Marie, if you were representing Sony before the City, what would have been your approach? 

Winogrond: I would have taken a strong position affirming that Sony wanted to get to a "yes" on their plan. I would have done more of what Sony does best, that is, get out and personally explain to people why the development is in everyone's best interest and rely less on the consultants. 

Secondly, I would have been tougher in fighting against some of the conditions which were coming from other bodies which had no stake in the outcome. The reality of the CEQA process for major projects is that regional agencies respond to EIRs with boilerplate lists. Because they weren't challenged by Sony or Culver City, they, and we, got stuck. You would not believe some of the suggested mitigation measures that became conditions for approval. For instance, Sony is supposed to submit quarterly reports on the retuning of every engine in the entire Sony lot. 

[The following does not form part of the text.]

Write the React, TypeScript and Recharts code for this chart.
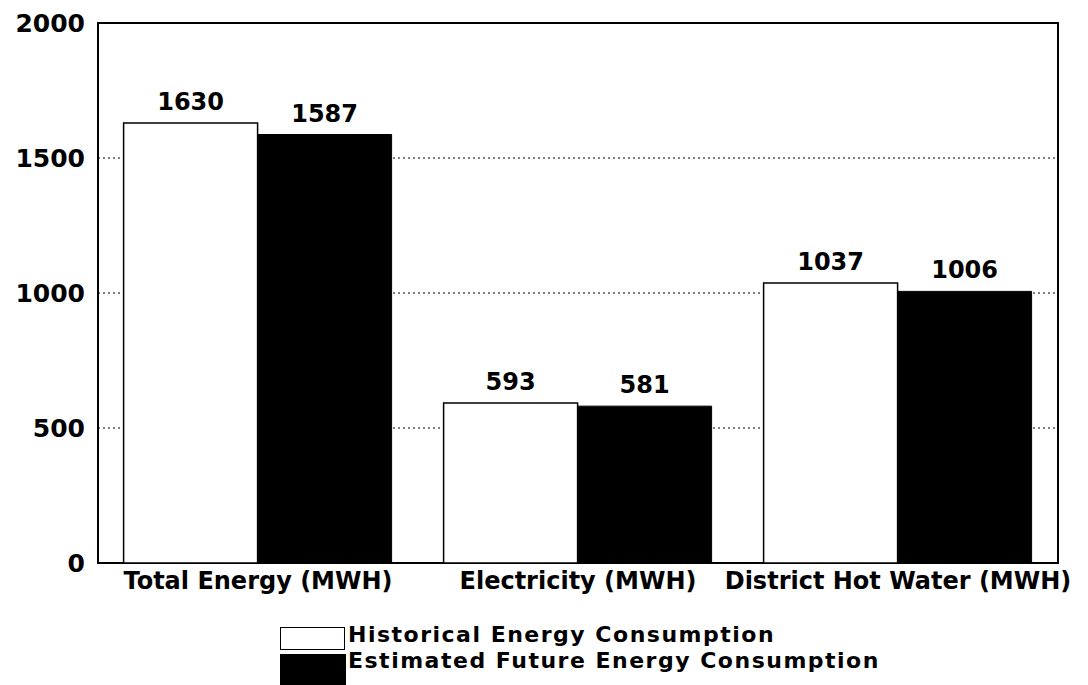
import React from 'react';
import {
  BarChart,
  Bar,
  XAxis,
  YAxis,
  CartesianGrid,
  ReferenceArea,
  LabelList,
  Legend,
} from 'recharts';

const categories = ['Total Energy (MWH)', 'Electricity (MWH)', 'District Hot Water (MWH)'];
const historical = [1630, 593, 1037];
const estimated = [1587, 581, 1006];
const yTicks = [0, 500, 1000, 1500, 2000];

const data = categories.map((name, i) => ({
  name,
  historical: historical[i],
  estimated: estimated[i],
}));

const FONT = '"DejaVu Sans", "Liberation Sans", Arial, sans-serif';

const legendText: React.CSSProperties = {
  position: 'absolute',
  left: 68,
  fontSize: 22,
  fontWeight: 'bold',
  letterSpacing: 1.5,
  lineHeight: '26px',
  height: 26,
  color: '#000',
  whiteSpace: 'nowrap',
};

const renderLegend = () => (
  <div style={{ position: 'relative', width: 620, height: 60, fontFamily: FONT }}>
    <div
      style={{
        position: 'absolute',
        left: 0,
        top: 2,
        width: 63,
        height: 21,
        border: '1.5px solid #000',
        background: '#fff',
      }}
    />
    <div style={{ ...legendText, top: -3 }}>Historical Energy Consumption</div>
    <div
      style={{
        position: 'absolute',
        left: 0,
        top: 29,
        width: 66,
        height: 31,
        background: '#000',
      }}
    />
    <div style={{ ...legendText, top: 23 }}>Estimated Future Energy Consumption</div>
  </div>
);

export default function App() {
  return (
    <div style={{ position: 'absolute', left: 0, top: 0, width: 1088, height: 685, background: '#fff' }}>
      <BarChart
        width={1088}
        height={685}
        data={data}
        margin={{ top: 23, right: 30, bottom: 82, left: 0 }}
        barCategoryGap="8%"
        barGap={0}
      >
        <CartesianGrid vertical={false} stroke="#000" strokeDasharray="2 3" strokeWidth={1} />
        <XAxis
          dataKey="name"
          height={40}
          axisLine={false}
          tickLine={false}
          tickSize={4}
          tickMargin={5}
          interval={0}
          tick={{ fontSize: 24, fontWeight: 'bold', fill: '#000', fontFamily: FONT }}
        />
        <YAxis
          width={98}
          domain={[0, 2000]}
          ticks={yTicks}
          axisLine={false}
          tickLine={false}
          tickSize={6}
          tickMargin={7}
          tick={{ fontSize: 25, fontWeight: 'bold', fill: '#000', fontFamily: FONT }}
        />
        <Bar dataKey="historical" fill="#fff" stroke="#000" strokeWidth={1.5} isAnimationActive={false}>
          <LabelList
            dataKey="historical"
            position="top"
            offset={13}
            style={{ fontSize: 24, fontWeight: 'bold', fill: '#000', fontFamily: FONT }}
          />
        </Bar>
        <Bar dataKey="estimated" fill="#000" stroke="#000" strokeWidth={1} isAnimationActive={false}>
          <LabelList
            dataKey="estimated"
            position="top"
            offset={13}
            style={{ fontSize: 24, fontWeight: 'bold', fill: '#000', fontFamily: FONT }}
          />
        </Bar>
        <ReferenceArea y1={0} y2={2000} fill="none" stroke="#000" strokeWidth={2} ifOverflow="visible" />
        <Legend
          layout="horizontal"
          align="center"
          verticalAlign="middle"
          content={renderLegend}
          wrapperStyle={{ position: 'absolute', left: 280, top: 625, width: 620, height: 60 }}
        />
      </BarChart>
    </div>
  );
}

Mark, how do you decipher, as a participant in a development process, those EIR comments which are meritorious and those which are without merit or deserving of attention? 

Winogrond: By maximizing our knowledge of regional agencies and our relationships with them in order to assist in negotiations instead of just accepting conditions. 

Another real lesson I learned from this process is that, at the start of the process, a project of significance to a community is often coordinated by or brought forward by multiple parties throughout the city, and they are each working on parts. If they don't have a single vision for that effort, they end up pulling in lots of different directions as they try to bring it together. 

As we were gathering comments from the various agencies in the region, our choice was one of the two Los Angeles planning models: either a word processor mentality of assembling them into one document, or trying to blend them together in a way that still meets the basic goal while recognizing the different interests. The latter requires the team approach. However, the former happens more often, particularly with subdivision maps or development approvals, where everyone puts in their conditions. Planners call it death by 1,000 nicks. 

How onerous or easy is it going to be for the two parties to live under this developmental agreement?

Williams: In terms of the cost, most of the really expensive mitigation will be triggered only if we elect to move forward under the development phases and we have already analyzed that we can afford that cost of doing business.

From a regulatory perspective, I've entered into a contract. I have an individual who literally spent months creating an abstract of that contract in terms of the things we had to do. While the contract was extremely well-crafted, we found therein many items that were not completely clear. 

On the other hand, notwithstanding the fact that it took three years, that we could secure a one million square feet entitlement in an area that is developed as it is, and in a community that has not embraced large-scale development is a major achievement. If, as a testament to our commitment to the community, we have a three-foot binder that we have to adhere to in terms of compliance, so be it. 

Winogrond: At the end of the process, the community embraces Sony being here and trusts them.